> **Stated exercise**
Leave out the pictures; transcribe all else exactly.

** start Raw data **

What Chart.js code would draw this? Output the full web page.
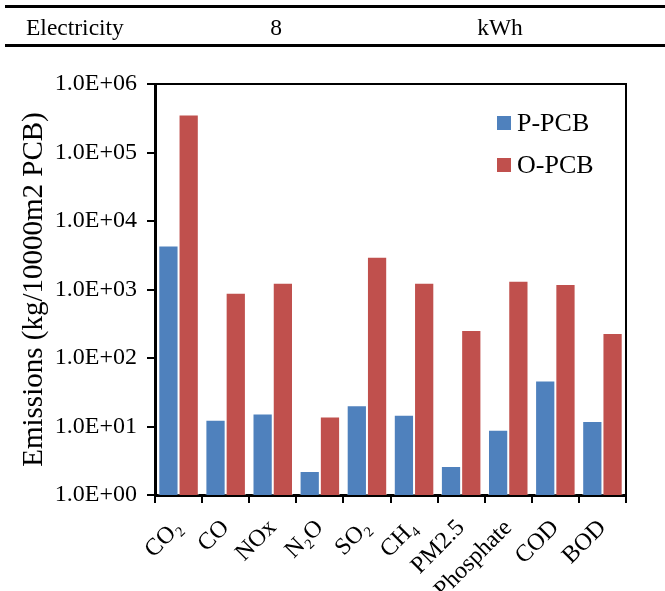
<!DOCTYPE html>
<html><head><meta charset="utf-8">
<script src="https://cdn.jsdelivr.net/npm/chart.js@4/dist/chart.umd.min.js"></script>
<style>
html,body{margin:0;padding:0;background:#fff;}
#wrap{position:relative;width:665px;height:591px;overflow:hidden;}
canvas{position:absolute;left:0;top:0;}
.rule{position:absolute;left:5px;width:660px;height:3px;background:#000;}
.cell{position:absolute;font-family:"Liberation Serif","Times New Roman",serif;font-size:23.5px;color:#000;top:12px;line-height:30px;white-space:nowrap;}
</style></head><body>
<div id="wrap">
<canvas id="c" width="665" height="591"></canvas>
<div class="rule" style="top:5px"></div>
<div class="rule" style="top:44px"></div>
<div class="cell" style="left:26px">Electricity</div>
<div class="cell" style="left:276px;transform:translateX(-50%)">8</div>
<div class="cell" style="left:500px;transform:translateX(-50%)">kWh</div>
</div>
<script>
const categories = ['CO\u2082','CO','NOx','N\u2082O','SO\u2082','CH\u2084','PM2.5','Phosphate','COD','BOD'];
const seriesNames = ['P-PCB','O-PCB'];
const pPCB = [4400, 12.5, 15.5, 2.25, 20.5, 14.8, 2.65, 9.0, 47, 12.0];
const oPCB = [360000, 900, 1250, 14, 3000, 1250, 256, 1340, 1200, 232];
const yTickValues = [1, 10, 100, 1000, 10000, 100000, 1000000];
const yTickLabels = ['1.0E+00','1.0E+01','1.0E+02','1.0E+03','1.0E+04','1.0E+05','1.0E+06'];
const yTitle = 'Emissions (kg/10000m2 PCB)';

const SERIF = '"Liberation Serif","Times New Roman",serif';

const legendPlugin = {
  id: 'insideLegend',
  afterDraw(chart) {
    const ctx = chart.ctx;
    ctx.save();
    ctx.font = '26px ' + SERIF;
    ctx.textBaseline = 'middle';
    chart.data.datasets.forEach((ds, i) => {
      const cy = 123 + i * 42;
      ctx.fillStyle = ds.backgroundColor;
      ctx.fillRect(497, cy - 7, 14, 14);
      ctx.fillStyle = '#000';
      ctx.fillText(ds.label, 517, cy + 1);
    });
    ctx.restore();
  }
};

const framePlugin = {
  id: 'frame',
  afterDraw(chart) {
    const a = chart.chartArea, ctx = chart.ctx;
    ctx.save();
    ctx.strokeStyle = '#000';
    ctx.lineWidth = 2;
    ctx.beginPath();
    ctx.moveTo(a.left, a.top);
    ctx.lineTo(a.right, a.top);
    ctx.lineTo(a.right, a.bottom);
    ctx.stroke();
    ctx.restore();
  }
};

new Chart(document.getElementById('c'), {
  type: 'bar',
  data: {
    labels: categories,
    datasets: [
      { label: seriesNames[0], data: pPCB, backgroundColor: '#4F81BD', borderColor: 'rgba(255,255,255,0.45)', borderWidth: 1 },
      { label: seriesNames[1], data: oPCB, backgroundColor: '#C0504D', borderColor: 'rgba(255,255,255,0.45)', borderWidth: 1 }
    ]
  },
  options: {
    responsive: false,
    devicePixelRatio: 1,
    animation: false,
    layout: { padding: { left: 0, top: 84, right: 39, bottom: 0 } },
    datasets: { bar: { categoryPercentage: 0.86, barPercentage: 1.0 } },
    plugins: { legend: { display: false }, tooltip: { enabled: false }, title: { display: false } },
    scales: {
      x: {
        z: 1,
        grid: { offset: true, drawOnChartArea: false, drawTicks: true, tickLength: 8, color: '#000', lineWidth: 2 },
        border: { display: true, color: '#000', width: 3 },
        ticks: { color: '#000', font: { family: SERIF, size: 24 }, minRotation: 45, maxRotation: 45, autoSkip: false, padding: 11 },
        afterFit(s) { s.height = 96; }
      },
      y: {
        type: 'logarithmic',
        z: 1,
        min: 1,
        max: 1000000,
        afterBuildTicks(s) { s.ticks = yTickValues.map(v => ({ value: v, major: true })); },
        afterFit(s) { s.width = 155; },
        grid: { drawOnChartArea: false, drawTicks: true, tickLength: 8, color: '#000', lineWidth: 2 },
        border: { display: true, color: '#000', width: 3 },
        ticks: {
          color: '#000', font: { family: SERIF, size: 24 }, padding: 10,
          callback: (v, i) => yTickLabels[i]
        },
        title: { display: true, text: yTitle, color: '#000', font: { family: SERIF, size: 29, weight: 'normal' }, padding: { top: 17, bottom: 0 } }
      }
    }
  },
  plugins: [legendPlugin, framePlugin]
});
</script>
</body></html>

** end Raw data **

> **Solution below**
What Chart.js code would draw this? Output the full web page.
<!DOCTYPE html>
<html><head><meta charset="utf-8">
<script src="https://cdn.jsdelivr.net/npm/chart.js@4/dist/chart.umd.min.js"></script>
<style>
html,body{margin:0;padding:0;background:#fff;}
#wrap{position:relative;width:665px;height:591px;overflow:hidden;}
canvas{position:absolute;left:0;top:0;}
.rule{position:absolute;left:5px;width:660px;height:3px;background:#000;}
.cell{position:absolute;font-family:"Liberation Serif","Times New Roman",serif;font-size:23.5px;color:#000;top:12px;line-height:30px;white-space:nowrap;}
</style></head><body>
<div id="wrap">
<canvas id="c" width="665" height="591"></canvas>
<div class="rule" style="top:5px"></div>
<div class="rule" style="top:44px"></div>
<div class="cell" style="left:26px">Electricity</div>
<div class="cell" style="left:276px;transform:translateX(-50%)">8</div>
<div class="cell" style="left:500px;transform:translateX(-50%)">kWh</div>
</div>
<script>
const categories = ['CO\u2082','CO','NOx','N\u2082O','SO\u2082','CH\u2084','PM2.5','Phosphate','COD','BOD'];
const seriesNames = ['P-PCB','O-PCB'];
const pPCB = [4400, 12.5, 15.5, 2.25, 20.5, 14.8, 2.65, 9.0, 47, 12.0];
const oPCB = [360000, 900, 1250, 14, 3000, 1250, 256, 1340, 1200, 232];
const yTickValues = [1, 10, 100, 1000, 10000, 100000, 1000000];
const yTickLabels = ['1.0E+00','1.0E+01','1.0E+02','1.0E+03','1.0E+04','1.0E+05','1.0E+06'];
const yTitle = 'Emissions (kg/10000m2 PCB)';

const SERIF = '"Liberation Serif","Times New Roman",serif';

const legendPlugin = {
  id: 'insideLegend',
  afterDraw(chart) {
    const ctx = chart.ctx;
    ctx.save();
    ctx.font = '26px ' + SERIF;
    ctx.textBaseline = 'middle';
    chart.data.datasets.forEach((ds, i) => {
      const cy = 123 + i * 42;
      ctx.fillStyle = ds.backgroundColor;
      ctx.fillRect(497, cy - 7, 14, 14);
      ctx.fillStyle = '#000';
      ctx.fillText(ds.label, 517, cy + 1);
    });
    ctx.restore();
  }
};

const framePlugin = {
  id: 'frame',
  afterDraw(chart) {
    const a = chart.chartArea, ctx = chart.ctx;
    ctx.save();
    ctx.strokeStyle = '#000';
    ctx.lineWidth = 2;
    ctx.beginPath();
    ctx.moveTo(a.left, a.top);
    ctx.lineTo(a.right, a.top);
    ctx.lineTo(a.right, a.bottom);
    ctx.stroke();
    ctx.restore();
  }
};

new Chart(document.getElementById('c'), {
  type: 'bar',
  data: {
    labels: categories,
    datasets: [
      { label: seriesNames[0], data: pPCB, backgroundColor: '#4F81BD', borderColor: 'rgba(255,255,255,0.45)', borderWidth: 1 },
      { label: seriesNames[1], data: oPCB, backgroundColor: '#C0504D', borderColor: 'rgba(255,255,255,0.45)', borderWidth: 1 }
    ]
  },
  options: {
    responsive: false,
    devicePixelRatio: 1,
    animation: false,
    layout: { padding: { left: 0, top: 84, right: 39, bottom: 0 } },
    datasets: { bar: { categoryPercentage: 0.86, barPercentage: 1.0 } },
    plugins: { legend: { display: false }, tooltip: { enabled: false }, title: { display: false } },
    scales: {
      x: {
        z: 1,
        grid: { offset: true, drawOnChartArea: false, drawTicks: true, tickLength: 8, color: '#000', lineWidth: 2 },
        border: { display: true, color: '#000', width: 3 },
        ticks: { color: '#000', font: { family: SERIF, size: 24 }, minRotation: 45, maxRotation: 45, autoSkip: false, padding: 11 },
        afterFit(s) { s.height = 96; }
      },
      y: {
        type: 'logarithmic',
        z: 1,
        min: 1,
        max: 1000000,
        afterBuildTicks(s) { s.ticks = yTickValues.map(v => ({ value: v, major: true })); },
        afterFit(s) { s.width = 155; },
        grid: { drawOnChartArea: false, drawTicks: true, tickLength: 8, color: '#000', lineWidth: 2 },
        border: { display: true, color: '#000', width: 3 },
        ticks: {
          color: '#000', font: { family: SERIF, size: 24 }, padding: 10,
          callback: (v, i) => yTickLabels[i]
        },
        title: { display: true, text: yTitle, color: '#000', font: { family: SERIF, size: 29, weight: 'normal' }, padding: { top: 17, bottom: 0 } }
      }
    }
  },
  plugins: [legendPlugin, framePlugin]
});
</script>
</body></html>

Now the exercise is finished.